* [Data]

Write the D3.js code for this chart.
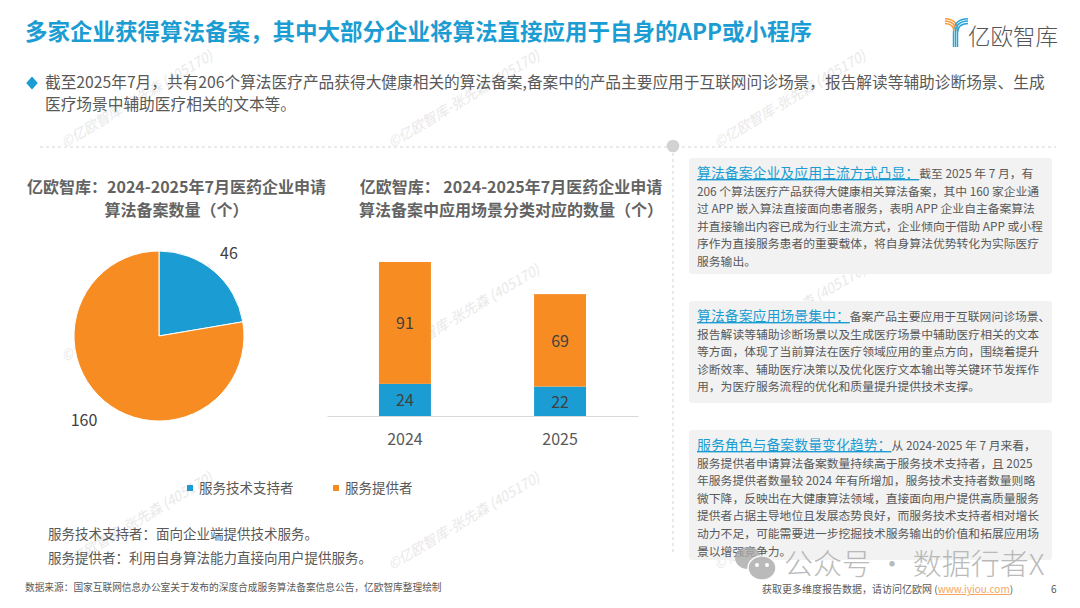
<!DOCTYPE html>
<html>
<head>
<meta charset="utf-8">
<script src="https://cdn.jsdelivr.net/npm/d3@7"></script>
<style>
  html, body { margin: 0; padding: 0; background: #fff; }
  svg { display: block; }
  text { font-family: "Noto Sans CJK SC", "Noto Sans", sans-serif; }
</style>
</head>
<body>
<svg id="chart" width="1080" height="608"></svg>
<script>
// Chart data
const pieLabels = ["服务技术支持者", "服务提供者"];
const pieValues = [46, 160];
const years = ["2024", "2025"];
const supportValues = [24, 22];
const providerValues = [91, 69];

// Page text
const titleText = "多家企业获得算法备案，其中大部分企业将算法直接应用于自身的APP或小程序";
const introLines = [
  "截至2025年7月，共有206个算法医疗产品获得大健康相关的算法备案,备案中的产品主要应用于互联网问诊场景，报告解读等辅助诊断场景、生成",
  "医疗场景中辅助医疗相关的文本等。"
];
const pieTitle = ["亿欧智库：2024-2025年7月医药企业申请", "算法备案数量（个）"];
const barTitle = ["亿欧智库： 2024-2025年7月医药企业申请", "算法备案中应用场景分类对应的数量（个）"];
const notes = ["服务技术支持者：面向企业端提供技术服务。", "服务提供者：利用自身算法能力直接向用户提供服务。"];
const sourceText = "数据来源：国家互联网信息办公室关于发布的深度合成服务算法备案信息公告，亿欧智库整理绘制";
const panelHeads = ["算法备案企业及应用主流方式凸显：", "算法备案应用场景集中：", "服务角色与备案数量变化趋势："];
const panelLines = [
  ["截至 2025 年 7 月，有",
   "206 个算法医疗产品获得大健康相关算法备案，其中 160 家企业通",
   "过 APP 嵌入算法直接面向患者服务，表明 APP 企业自主备案算法",
   "并直接输出内容已成为行业主流方式，企业倾向于借助 APP 或小程",
   "序作为直接服务患者的重要载体，将自身算法优势转化为实际医疗",
   "服务输出。"],
  ["备案产品主要应用于互联网问诊场景、",
   "报告解读等辅助诊断场景以及生成医疗场景中辅助医疗相关的文本",
   "等方面，体现了当前算法在医疗领域应用的重点方向，围绕着提升",
   "诊断效率、辅助医疗决策以及优化医疗文本输出等关键环节发挥作",
   "用，为医疗服务流程的优化和质量提升提供技术支撑。"],
  ["从 2024-2025 年 7 月来看，",
   "服务提供者申请算法备案数量持续高于服务技术支持者，且 2025",
   "年服务提供者数量较 2024 年有所增加，服务技术支持者数量则略",
   "微下降，反映出在大健康算法领域，直接面向用户提供高质量服务",
   "提供者占据主导地位且发展态势良好，而服务技术支持者相对增长",
   "动力不足，可能需要进一步挖掘技术服务输出的价值和拓展应用场",
   "景以增强竞争力。"]
];

const blue = "#1b9dd3";
const orange = "#f78d22";
const grey = "#595959";
const svg = d3.select("#chart");

// Repeated watermark, sits under everything else
const wmLayer = svg.append("g");
[148, 362, 570].forEach((y) => {
  [65, 392, 718].forEach((x) => {
    wmLayer.append("text")
      .attr("transform", `translate(${x},${y}) rotate(-31)`)
      .attr("font-size", 14)
      .attr("font-style", "italic")
      .attr("fill", "#e9e9e9")
      .text("©亿欧智库-张先森 (405170)");
  });
});

// Header
svg.append("text").attr("x", 25).attr("y", 40)
  .attr("font-size", 22.5).attr("font-weight", 700).attr("fill", blue)
  .text(titleText);

// Logo: orange and blue stripes joining into one stem
const logo = svg.append("g").attr("fill", "none").attr("stroke-width", 1.5);
[0, 1, 2].forEach((d) => {
  logo.append("path")
    .attr("d", `M945 ${18.7 + d * 2.4}Q${957.5 - d * 2} ${19 + d * 2.4} ${958 - d * 2} 31`)
    .attr("stroke", "#f79a3a");
  logo.append("path")
    .attr("d", `M968 ${18.7 + d * 2.4}Q${953.5 + d * 2} ${19 + d * 2.4} ${953.5 + d * 2} 33V47`)
    .attr("stroke", "#2aa5d8");
});
svg.append("text").attr("x", 968).attr("y", 45)
  .attr("font-size", 22.5).attr("font-weight", 300).attr("fill", "#555").text("亿欧智库");

// Intro with diamond bullet
svg.append("path")
  .attr("d", d3.symbol(d3.symbolDiamond, 70)())
  .attr("transform", "translate(32,83) scale(1.3,0.85)")
  .attr("fill", blue);
introLines.forEach((line, i) => {
  svg.append("text").attr("x", 45).attr("y", 88 + i * 22)
    .attr("font-size", 15.7).attr("fill", grey).text(line);
});

// Dashed dividers
svg.append("line").attr("x1", 40).attr("x2", 1056).attr("y1", 147).attr("y2", 147)
  .attr("stroke", "#d6d6d6").attr("stroke-dasharray", "3 3");
svg.append("line").attr("x1", 673).attr("x2", 673).attr("y1", 147).attr("y2", 552)
  .attr("stroke", "#e2e2e2").attr("stroke-width", 1.5).attr("stroke-dasharray", "3 3");
svg.append("circle").attr("cx", 673).attr("cy", 146).attr("r", 6.3).attr("fill", "#d2d2d2");

// Chart titles
function drawTitle(lines, cx) {
  lines.forEach((line, i) => {
    svg.append("text").attr("x", cx).attr("y", 193 + i * 23)
      .attr("text-anchor", "middle").attr("font-size", 16).attr("font-weight", 700)
      .attr("fill", "#636363").text(line);
  });
}
drawTitle(pieTitle, 176.5);
drawTitle(barTitle, 511);

// Pie
const pieGroup = svg.append("g").attr("transform", "translate(159,336)");
const arcs = d3.pie().sort(null)(pieValues);
const arcGen = d3.arc().innerRadius(0).outerRadius(85);
pieGroup.selectAll("path").data(arcs).join("path")
  .attr("d", arcGen)
  .attr("fill", (d, i) => (i === 0 ? blue : orange))
  .attr("stroke", "#fff").attr("stroke-width", 1);
svg.append("text").attr("x", 229).attr("y", 259).attr("text-anchor", "middle")
  .attr("font-size", 16).attr("fill", "#404040").text(pieValues[0]);
svg.append("text").attr("x", 84).attr("y", 426).attr("text-anchor", "middle")
  .attr("font-size", 16).attr("fill", "#404040").text(pieValues[1]);

// Stacked bars
const x = d3.scaleBand().domain(years).range([327, 638]).paddingInner(0.665).paddingOuter(0.335);
const y = d3.scaleLinear().domain([0, 115]).range([416, 262]);
const stackRows = years.map((yr, i) => ({ year: yr, support: supportValues[i], provider: providerValues[i] }));
const stacked = d3.stack().keys(["support", "provider"])(stackRows);
stacked.forEach((layer, k) => {
  const g = svg.append("g");
  g.selectAll("rect").data(layer).join("rect")
    .attr("x", (d) => x(d.data.year))
    .attr("width", x.bandwidth())
    .attr("y", (d) => y(d[1]))
    .attr("height", (d) => y(d[0]) - y(d[1]))
    .attr("fill", k === 0 ? blue : orange);
  g.selectAll("text").data(layer).join("text")
    .attr("x", (d) => x(d.data.year) + x.bandwidth() / 2)
    .attr("y", (d) => (y(d[0]) + y(d[1])) / 2 + 6.5)
    .attr("text-anchor", "middle").attr("font-size", 16).attr("fill", "#404040")
    .text((d) => d[1] - d[0]);
});
const xAxis = svg.append("g").attr("transform", "translate(0,416)")
  .call(d3.axisBottom(x).tickSize(0).tickPadding(18));
xAxis.select(".domain").attr("stroke", "#d9d9d9");
xAxis.selectAll("text").attr("font-size", 16).attr("fill", grey)
  .style("font-family", '"Noto Sans CJK SC", sans-serif');

// Legend
[[187, 199], [333, 345]].forEach(([sx, tx], i) => {
  svg.append("rect").attr("x", sx).attr("y", 485).attr("width", 6).attr("height", 6)
    .attr("fill", i === 0 ? blue : orange);
  svg.append("text").attr("x", tx).attr("y", 493).attr("font-size", 13.5)
    .attr("fill", grey).text(pieLabels[i]);
});

// Notes and footers
notes.forEach((line, i) => {
  svg.append("text").attr("x", 48).attr("y", 539 + i * 24)
    .attr("font-size", 13.5).attr("fill", grey).text(line);
});
svg.append("text").attr("x", 25).attr("y", 591).attr("font-size", 9.7)
  .attr("fill", grey).text(sourceText);

const foot = svg.append("text").attr("x", 762).attr("y", 593).attr("font-size", 10).attr("fill", grey);
foot.append("tspan").text("获取更多维度报告数据，请访问亿欧网 (");
foot.append("tspan").attr("fill", "#f4a460").attr("text-decoration", "underline").text("www.iyiou.com");
foot.append("tspan").text(")");
svg.append("text").attr("x", 1051).attr("y", 593).attr("font-size", 10).attr("fill", grey).text("6");

// Right side panels
const panelBoxes = [[158, 116], [301, 102], [430, 130]];
panelBoxes.forEach(([top, h], i) => {
  svg.append("rect").attr("x", 689).attr("y", top).attr("width", 363).attr("height", h)
    .attr("rx", 3).attr("fill", "#f2f2f2");
  const head = svg.append("text").attr("x", 697).attr("y", top + 20)
    .attr("font-size", 13.9).attr("fill", blue)
    .attr("text-decoration", "underline").text(panelHeads[i]);
  const headEnd = head.node().getComputedTextLength();
  panelLines[i].forEach((line, j) => {
    svg.append("text")
      .attr("x", j === 0 ? 697 + headEnd : 697)
      .attr("y", top + 20 + j * 17.6)
      .attr("font-size", 11.8).attr("fill", grey).text(line);
  });
});

// WeChat account stamp on top
const stamp = svg.append("g").attr("opacity", 0.8);
stamp.append("ellipse").attr("cx", 748).attr("cy", 558).attr("rx", 13).attr("ry", 11).attr("fill", "#aaa");
stamp.append("ellipse").attr("cx", 762).attr("cy", 568).attr("rx", 14).attr("ry", 12)
  .attr("fill", "#aaa").attr("stroke", "#fff").attr("stroke-width", 1.5);
[[757, 565], [767, 565]].forEach(([ex, ey]) => {
  stamp.append("circle").attr("cx", ex).attr("cy", ey).attr("r", 2).attr("fill", "#fff");
});
stamp.append("text").attr("x", 784).attr("y", 575).attr("font-size", 29).attr("font-weight", 300).attr("fill", "#aaa")
  .text("公众号 · 数据行者X");
</script>
</body>
</html>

* [Requirements] Write out an exact copy of the listing, first line through the line containing "const providerValues = [91, 69];", with the pictures left out.

* [Solution]
Write the D3.js code for this chart.
<!DOCTYPE html>
<html>
<head>
<meta charset="utf-8">
<script src="https://cdn.jsdelivr.net/npm/d3@7"></script>
<style>
  html, body { margin: 0; padding: 0; background: #fff; }
  svg { display: block; }
  text { font-family: "Noto Sans CJK SC", "Noto Sans", sans-serif; }
</style>
</head>
<body>
<svg id="chart" width="1080" height="608"></svg>
<script>
// Chart data
const pieLabels = ["服务技术支持者", "服务提供者"];
const pieValues = [46, 160];
const years = ["2024", "2025"];
const supportValues = [24, 22];
const providerValues = [91, 69];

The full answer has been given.